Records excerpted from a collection
>> begin
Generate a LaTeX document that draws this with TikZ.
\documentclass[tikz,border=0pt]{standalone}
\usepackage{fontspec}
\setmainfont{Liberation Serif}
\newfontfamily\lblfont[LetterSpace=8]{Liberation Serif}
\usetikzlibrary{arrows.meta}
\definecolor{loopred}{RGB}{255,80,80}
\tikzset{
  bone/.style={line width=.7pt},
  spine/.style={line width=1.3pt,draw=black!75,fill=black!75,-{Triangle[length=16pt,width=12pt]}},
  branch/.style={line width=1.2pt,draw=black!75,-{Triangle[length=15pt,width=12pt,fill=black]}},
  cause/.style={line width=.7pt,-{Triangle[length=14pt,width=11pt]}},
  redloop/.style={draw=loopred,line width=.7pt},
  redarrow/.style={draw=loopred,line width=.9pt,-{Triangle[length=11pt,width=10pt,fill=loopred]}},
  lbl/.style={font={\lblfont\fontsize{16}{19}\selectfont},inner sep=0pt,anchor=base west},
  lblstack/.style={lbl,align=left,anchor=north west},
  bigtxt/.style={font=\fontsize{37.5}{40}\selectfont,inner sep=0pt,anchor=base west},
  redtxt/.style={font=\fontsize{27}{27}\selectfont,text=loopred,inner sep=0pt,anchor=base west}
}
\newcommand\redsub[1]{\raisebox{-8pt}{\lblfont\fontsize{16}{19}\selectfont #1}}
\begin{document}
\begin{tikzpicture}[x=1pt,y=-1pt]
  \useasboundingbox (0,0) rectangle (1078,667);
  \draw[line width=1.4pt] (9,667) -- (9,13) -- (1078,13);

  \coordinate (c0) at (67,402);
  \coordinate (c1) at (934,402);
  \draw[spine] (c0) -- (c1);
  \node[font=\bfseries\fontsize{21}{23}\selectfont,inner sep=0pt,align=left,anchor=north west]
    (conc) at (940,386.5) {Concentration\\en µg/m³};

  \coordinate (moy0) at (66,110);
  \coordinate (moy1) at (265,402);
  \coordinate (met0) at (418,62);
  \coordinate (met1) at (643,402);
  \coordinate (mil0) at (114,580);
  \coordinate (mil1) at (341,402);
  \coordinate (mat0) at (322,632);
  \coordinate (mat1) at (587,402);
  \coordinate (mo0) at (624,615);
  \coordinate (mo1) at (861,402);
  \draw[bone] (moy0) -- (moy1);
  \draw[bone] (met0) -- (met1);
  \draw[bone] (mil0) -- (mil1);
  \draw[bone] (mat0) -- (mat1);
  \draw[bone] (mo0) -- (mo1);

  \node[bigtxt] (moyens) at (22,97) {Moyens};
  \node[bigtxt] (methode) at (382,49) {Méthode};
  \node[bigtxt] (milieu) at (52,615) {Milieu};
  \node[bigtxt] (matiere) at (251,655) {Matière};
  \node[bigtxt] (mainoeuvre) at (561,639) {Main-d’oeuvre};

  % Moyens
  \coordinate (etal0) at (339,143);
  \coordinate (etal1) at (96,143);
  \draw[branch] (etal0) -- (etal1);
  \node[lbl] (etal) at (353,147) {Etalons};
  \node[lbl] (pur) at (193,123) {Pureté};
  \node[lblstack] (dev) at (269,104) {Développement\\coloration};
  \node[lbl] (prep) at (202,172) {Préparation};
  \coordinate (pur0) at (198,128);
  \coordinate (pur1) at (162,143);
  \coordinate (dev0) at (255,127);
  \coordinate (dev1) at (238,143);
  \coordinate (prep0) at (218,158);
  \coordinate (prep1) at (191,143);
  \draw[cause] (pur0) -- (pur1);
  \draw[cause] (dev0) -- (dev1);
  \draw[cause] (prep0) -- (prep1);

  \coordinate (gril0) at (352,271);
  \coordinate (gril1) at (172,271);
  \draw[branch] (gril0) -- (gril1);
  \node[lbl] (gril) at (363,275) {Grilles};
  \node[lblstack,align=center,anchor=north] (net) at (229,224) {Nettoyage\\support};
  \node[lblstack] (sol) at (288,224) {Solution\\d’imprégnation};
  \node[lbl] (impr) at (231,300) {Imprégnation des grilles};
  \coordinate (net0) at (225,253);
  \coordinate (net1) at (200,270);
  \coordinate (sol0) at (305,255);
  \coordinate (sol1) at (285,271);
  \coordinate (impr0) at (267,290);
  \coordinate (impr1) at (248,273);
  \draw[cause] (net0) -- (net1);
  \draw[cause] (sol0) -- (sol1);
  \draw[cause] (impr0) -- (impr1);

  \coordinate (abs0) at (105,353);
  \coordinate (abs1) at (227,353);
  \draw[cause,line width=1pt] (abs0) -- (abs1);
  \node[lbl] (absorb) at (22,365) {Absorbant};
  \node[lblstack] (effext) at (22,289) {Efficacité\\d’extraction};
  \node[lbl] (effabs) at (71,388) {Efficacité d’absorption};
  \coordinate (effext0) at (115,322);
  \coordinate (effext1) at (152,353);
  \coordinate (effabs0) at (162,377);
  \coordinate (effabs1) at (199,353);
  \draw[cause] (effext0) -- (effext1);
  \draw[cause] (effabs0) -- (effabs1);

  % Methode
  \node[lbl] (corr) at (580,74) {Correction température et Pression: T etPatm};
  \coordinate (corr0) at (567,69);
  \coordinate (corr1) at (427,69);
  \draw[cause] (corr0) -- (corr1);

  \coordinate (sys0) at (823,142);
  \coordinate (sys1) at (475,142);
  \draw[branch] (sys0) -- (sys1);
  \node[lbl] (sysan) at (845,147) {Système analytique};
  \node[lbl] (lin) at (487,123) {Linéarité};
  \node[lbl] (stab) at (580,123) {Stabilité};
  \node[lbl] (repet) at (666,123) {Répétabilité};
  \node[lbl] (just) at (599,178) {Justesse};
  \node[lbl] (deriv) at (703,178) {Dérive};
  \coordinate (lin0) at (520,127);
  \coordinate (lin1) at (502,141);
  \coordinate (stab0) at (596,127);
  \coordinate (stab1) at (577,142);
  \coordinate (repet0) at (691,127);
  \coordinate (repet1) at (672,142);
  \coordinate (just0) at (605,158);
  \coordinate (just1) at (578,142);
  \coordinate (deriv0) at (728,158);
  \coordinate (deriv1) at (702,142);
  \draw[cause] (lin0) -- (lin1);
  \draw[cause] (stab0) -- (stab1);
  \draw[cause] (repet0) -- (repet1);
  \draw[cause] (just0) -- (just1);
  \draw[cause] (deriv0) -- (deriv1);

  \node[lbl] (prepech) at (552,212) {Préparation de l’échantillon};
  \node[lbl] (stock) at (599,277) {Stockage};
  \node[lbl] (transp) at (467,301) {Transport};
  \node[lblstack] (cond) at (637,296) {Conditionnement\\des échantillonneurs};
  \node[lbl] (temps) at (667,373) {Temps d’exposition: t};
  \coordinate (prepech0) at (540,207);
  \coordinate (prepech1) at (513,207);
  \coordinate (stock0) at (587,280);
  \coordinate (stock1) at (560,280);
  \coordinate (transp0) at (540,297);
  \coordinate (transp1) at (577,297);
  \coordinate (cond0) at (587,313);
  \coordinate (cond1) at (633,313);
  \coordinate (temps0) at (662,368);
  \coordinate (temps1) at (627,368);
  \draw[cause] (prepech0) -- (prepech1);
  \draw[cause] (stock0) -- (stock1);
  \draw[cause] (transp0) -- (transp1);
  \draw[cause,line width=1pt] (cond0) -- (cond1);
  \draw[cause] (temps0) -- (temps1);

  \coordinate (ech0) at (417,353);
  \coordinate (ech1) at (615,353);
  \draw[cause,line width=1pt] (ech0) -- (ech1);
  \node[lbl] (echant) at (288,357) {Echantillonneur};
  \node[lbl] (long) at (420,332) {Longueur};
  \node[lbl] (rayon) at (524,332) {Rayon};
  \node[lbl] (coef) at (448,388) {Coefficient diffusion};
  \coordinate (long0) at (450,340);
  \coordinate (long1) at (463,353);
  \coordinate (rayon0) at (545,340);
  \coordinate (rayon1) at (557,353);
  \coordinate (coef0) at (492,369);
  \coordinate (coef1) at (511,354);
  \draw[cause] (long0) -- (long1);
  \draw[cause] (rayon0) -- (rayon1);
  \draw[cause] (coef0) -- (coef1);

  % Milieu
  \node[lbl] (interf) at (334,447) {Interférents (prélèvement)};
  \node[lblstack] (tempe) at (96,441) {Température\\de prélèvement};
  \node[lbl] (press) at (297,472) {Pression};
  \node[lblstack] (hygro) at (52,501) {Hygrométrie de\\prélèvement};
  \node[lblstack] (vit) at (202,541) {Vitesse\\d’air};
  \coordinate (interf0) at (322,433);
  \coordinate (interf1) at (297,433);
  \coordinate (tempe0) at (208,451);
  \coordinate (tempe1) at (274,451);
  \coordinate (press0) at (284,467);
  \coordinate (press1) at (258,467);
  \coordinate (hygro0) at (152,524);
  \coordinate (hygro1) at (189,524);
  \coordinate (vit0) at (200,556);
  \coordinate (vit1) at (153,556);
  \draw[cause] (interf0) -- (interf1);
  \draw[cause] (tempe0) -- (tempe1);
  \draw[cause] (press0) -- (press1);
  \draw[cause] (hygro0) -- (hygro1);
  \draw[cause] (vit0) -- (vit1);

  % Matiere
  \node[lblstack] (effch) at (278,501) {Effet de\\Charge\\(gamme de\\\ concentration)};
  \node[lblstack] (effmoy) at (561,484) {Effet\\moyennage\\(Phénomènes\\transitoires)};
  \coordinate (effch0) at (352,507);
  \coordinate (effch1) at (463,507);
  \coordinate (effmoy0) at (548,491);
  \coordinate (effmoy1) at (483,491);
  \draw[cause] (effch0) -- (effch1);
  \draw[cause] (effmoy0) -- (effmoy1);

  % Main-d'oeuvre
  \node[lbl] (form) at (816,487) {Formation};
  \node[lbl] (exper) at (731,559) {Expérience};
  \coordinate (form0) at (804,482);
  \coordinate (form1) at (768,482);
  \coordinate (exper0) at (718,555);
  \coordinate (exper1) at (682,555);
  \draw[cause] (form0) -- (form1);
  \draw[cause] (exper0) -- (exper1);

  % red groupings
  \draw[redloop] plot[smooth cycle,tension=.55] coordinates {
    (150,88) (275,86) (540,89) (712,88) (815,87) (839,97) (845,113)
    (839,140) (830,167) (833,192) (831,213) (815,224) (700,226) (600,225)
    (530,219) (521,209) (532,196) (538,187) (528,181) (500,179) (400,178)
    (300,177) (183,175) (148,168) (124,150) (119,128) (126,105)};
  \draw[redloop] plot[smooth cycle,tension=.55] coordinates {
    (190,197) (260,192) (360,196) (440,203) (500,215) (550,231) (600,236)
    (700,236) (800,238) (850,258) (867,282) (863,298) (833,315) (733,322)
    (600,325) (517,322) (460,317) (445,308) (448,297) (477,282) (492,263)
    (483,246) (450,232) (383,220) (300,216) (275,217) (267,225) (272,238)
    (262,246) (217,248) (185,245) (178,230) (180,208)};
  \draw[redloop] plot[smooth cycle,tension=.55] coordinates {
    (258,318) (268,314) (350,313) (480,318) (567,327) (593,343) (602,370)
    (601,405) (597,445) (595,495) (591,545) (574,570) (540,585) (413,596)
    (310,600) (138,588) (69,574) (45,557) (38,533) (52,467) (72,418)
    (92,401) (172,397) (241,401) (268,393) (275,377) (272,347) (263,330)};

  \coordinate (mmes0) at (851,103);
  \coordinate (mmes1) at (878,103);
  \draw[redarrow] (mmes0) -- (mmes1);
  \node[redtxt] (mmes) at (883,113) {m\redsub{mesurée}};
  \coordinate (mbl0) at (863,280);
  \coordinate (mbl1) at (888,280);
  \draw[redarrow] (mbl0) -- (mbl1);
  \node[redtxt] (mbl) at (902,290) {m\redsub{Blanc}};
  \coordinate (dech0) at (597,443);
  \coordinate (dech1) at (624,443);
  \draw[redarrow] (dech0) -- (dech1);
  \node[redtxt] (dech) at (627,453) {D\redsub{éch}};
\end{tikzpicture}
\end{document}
>> end
>> begin
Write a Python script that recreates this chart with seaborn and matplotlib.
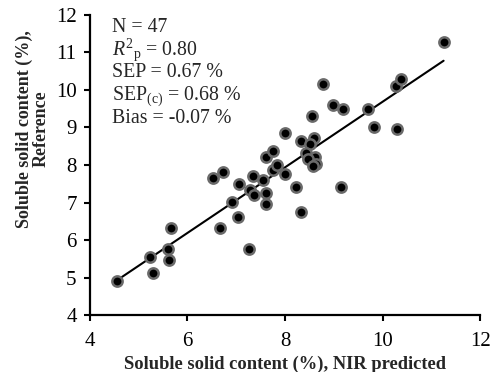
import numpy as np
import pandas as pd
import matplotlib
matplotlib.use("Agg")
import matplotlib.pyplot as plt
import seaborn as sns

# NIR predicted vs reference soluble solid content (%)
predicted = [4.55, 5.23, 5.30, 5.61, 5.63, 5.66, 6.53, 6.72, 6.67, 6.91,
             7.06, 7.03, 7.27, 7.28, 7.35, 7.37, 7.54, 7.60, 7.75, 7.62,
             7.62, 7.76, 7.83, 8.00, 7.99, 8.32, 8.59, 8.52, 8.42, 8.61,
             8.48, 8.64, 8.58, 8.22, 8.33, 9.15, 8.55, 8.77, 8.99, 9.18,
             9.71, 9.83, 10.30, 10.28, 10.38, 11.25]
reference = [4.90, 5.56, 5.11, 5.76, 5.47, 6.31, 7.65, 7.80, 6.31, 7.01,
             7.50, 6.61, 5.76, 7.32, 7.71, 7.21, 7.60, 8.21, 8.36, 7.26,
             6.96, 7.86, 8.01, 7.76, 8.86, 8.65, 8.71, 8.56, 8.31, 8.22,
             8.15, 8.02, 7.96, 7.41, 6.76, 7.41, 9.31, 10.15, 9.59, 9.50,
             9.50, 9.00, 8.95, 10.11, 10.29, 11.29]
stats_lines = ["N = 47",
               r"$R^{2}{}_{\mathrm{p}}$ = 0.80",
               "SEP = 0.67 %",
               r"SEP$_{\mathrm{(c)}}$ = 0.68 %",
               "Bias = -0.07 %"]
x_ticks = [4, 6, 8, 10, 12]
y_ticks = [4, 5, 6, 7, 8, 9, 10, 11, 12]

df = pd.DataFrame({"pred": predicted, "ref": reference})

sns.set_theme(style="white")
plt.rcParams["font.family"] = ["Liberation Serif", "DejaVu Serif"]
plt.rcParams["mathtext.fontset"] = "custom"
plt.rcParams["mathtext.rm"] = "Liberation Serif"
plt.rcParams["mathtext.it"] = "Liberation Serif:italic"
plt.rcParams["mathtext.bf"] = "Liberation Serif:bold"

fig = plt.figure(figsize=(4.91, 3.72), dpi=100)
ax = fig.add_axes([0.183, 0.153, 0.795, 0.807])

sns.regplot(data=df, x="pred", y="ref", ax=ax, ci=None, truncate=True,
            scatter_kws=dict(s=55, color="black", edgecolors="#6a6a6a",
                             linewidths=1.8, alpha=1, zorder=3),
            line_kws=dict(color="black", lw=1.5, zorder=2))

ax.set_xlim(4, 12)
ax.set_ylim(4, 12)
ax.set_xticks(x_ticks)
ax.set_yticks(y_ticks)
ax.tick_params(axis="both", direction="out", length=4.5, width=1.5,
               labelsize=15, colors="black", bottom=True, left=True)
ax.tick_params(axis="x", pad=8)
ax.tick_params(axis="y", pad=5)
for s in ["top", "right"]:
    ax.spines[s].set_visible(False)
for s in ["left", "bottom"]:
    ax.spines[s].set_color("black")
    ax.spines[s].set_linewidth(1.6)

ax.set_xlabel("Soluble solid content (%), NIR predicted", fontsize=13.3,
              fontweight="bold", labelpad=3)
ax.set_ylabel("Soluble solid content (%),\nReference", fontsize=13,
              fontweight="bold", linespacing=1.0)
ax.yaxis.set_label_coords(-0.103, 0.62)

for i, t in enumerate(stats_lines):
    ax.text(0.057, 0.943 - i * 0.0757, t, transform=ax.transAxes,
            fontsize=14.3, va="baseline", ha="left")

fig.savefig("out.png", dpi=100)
>> end
>> begin
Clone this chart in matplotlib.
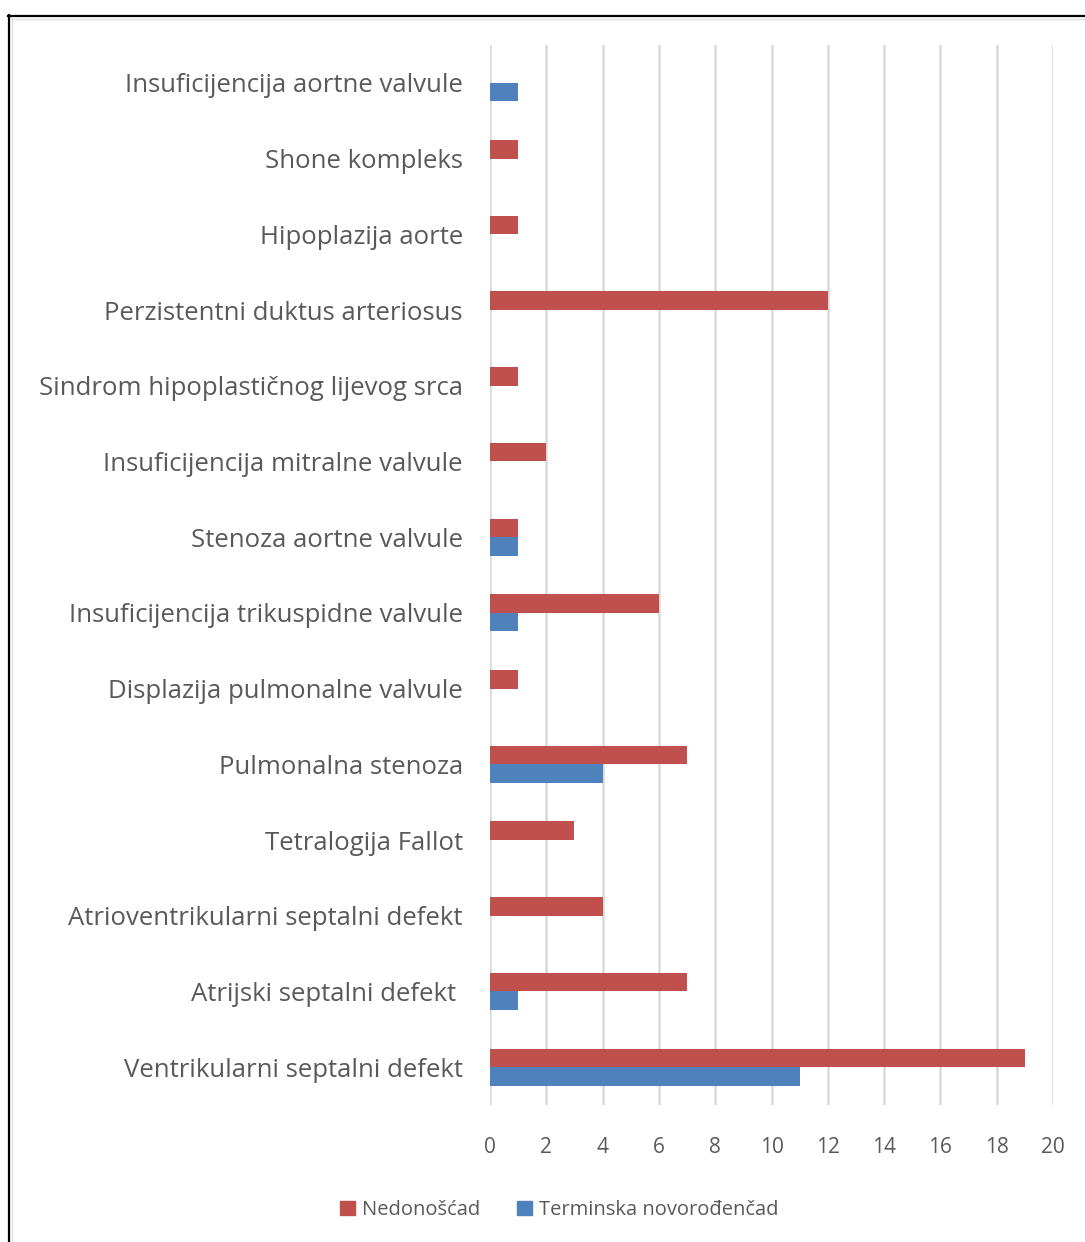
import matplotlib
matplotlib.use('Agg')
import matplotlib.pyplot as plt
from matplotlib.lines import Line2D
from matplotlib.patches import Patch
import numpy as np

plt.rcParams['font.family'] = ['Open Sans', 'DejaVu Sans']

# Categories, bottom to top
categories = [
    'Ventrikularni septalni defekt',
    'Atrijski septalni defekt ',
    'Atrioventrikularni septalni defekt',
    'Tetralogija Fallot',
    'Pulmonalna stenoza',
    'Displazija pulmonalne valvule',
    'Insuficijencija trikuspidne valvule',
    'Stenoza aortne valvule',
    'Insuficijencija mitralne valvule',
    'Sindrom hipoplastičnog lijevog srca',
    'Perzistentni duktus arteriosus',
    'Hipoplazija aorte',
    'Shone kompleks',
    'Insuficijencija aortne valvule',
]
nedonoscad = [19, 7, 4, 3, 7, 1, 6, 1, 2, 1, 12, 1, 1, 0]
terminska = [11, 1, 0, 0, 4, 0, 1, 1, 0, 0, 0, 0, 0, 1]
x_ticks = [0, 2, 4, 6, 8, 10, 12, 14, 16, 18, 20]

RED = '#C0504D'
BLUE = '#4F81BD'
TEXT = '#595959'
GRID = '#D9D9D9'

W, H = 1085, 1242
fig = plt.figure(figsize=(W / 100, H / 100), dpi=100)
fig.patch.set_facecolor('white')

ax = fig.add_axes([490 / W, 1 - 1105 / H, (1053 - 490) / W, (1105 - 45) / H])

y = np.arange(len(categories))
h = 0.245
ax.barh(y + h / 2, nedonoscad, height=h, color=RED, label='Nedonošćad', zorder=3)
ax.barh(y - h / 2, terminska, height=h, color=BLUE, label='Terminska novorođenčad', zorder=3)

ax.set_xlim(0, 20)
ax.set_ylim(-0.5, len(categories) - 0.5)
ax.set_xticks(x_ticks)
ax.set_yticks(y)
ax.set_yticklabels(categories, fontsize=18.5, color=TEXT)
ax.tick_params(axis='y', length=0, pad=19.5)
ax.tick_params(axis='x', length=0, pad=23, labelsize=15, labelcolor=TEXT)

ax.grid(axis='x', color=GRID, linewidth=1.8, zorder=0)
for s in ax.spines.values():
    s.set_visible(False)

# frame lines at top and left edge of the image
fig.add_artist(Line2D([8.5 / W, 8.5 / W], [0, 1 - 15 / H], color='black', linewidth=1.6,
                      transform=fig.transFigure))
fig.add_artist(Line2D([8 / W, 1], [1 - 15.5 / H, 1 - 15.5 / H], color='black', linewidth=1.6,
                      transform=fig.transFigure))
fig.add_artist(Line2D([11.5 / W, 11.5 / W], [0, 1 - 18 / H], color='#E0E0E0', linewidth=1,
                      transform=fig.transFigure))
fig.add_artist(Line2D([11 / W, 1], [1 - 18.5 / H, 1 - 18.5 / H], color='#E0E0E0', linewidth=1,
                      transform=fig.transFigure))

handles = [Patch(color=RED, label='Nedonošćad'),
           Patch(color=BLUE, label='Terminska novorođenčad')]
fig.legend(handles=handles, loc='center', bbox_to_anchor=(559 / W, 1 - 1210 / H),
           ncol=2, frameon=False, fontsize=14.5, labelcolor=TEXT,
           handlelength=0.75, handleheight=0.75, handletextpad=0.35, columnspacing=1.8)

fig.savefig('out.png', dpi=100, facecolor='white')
>> end
Above are the records. Copy only the lines from the one with "Clone this chart in matplotlib." through the one with "ax.barh(y - h", exactly, with no pictures.

Clone this chart in matplotlib.
import matplotlib
matplotlib.use('Agg')
import matplotlib.pyplot as plt
from matplotlib.lines import Line2D
from matplotlib.patches import Patch
import numpy as np

plt.rcParams['font.family'] = ['Open Sans', 'DejaVu Sans']

# Categories, bottom to top
categories = [
    'Ventrikularni septalni defekt',
    'Atrijski septalni defekt ',
    'Atrioventrikularni septalni defekt',
    'Tetralogija Fallot',
    'Pulmonalna stenoza',
    'Displazija pulmonalne valvule',
    'Insuficijencija trikuspidne valvule',
    'Stenoza aortne valvule',
    'Insuficijencija mitralne valvule',
    'Sindrom hipoplastičnog lijevog srca',
    'Perzistentni duktus arteriosus',
    'Hipoplazija aorte',
    'Shone kompleks',
    'Insuficijencija aortne valvule',
]
nedonoscad = [19, 7, 4, 3, 7, 1, 6, 1, 2, 1, 12, 1, 1, 0]
terminska = [11, 1, 0, 0, 4, 0, 1, 1, 0, 0, 0, 0, 0, 1]
x_ticks = [0, 2, 4, 6, 8, 10, 12, 14, 16, 18, 20]

RED = '#C0504D'
BLUE = '#4F81BD'
TEXT = '#595959'
GRID = '#D9D9D9'

W, H = 1085, 1242
fig = plt.figure(figsize=(W / 100, H / 100), dpi=100)
fig.patch.set_facecolor('white')

ax = fig.add_axes([490 / W, 1 - 1105 / H, (1053 - 490) / W, (1105 - 45) / H])

y = np.arange(len(categories))
h = 0.245
ax.barh(y + h / 2, nedonoscad, height=h, color=RED, label='Nedonošćad', zorder=3)
ax.barh(y - h / 2, terminska, height=h, color=BLUE, label='Terminska novorođenčad', zorder=3)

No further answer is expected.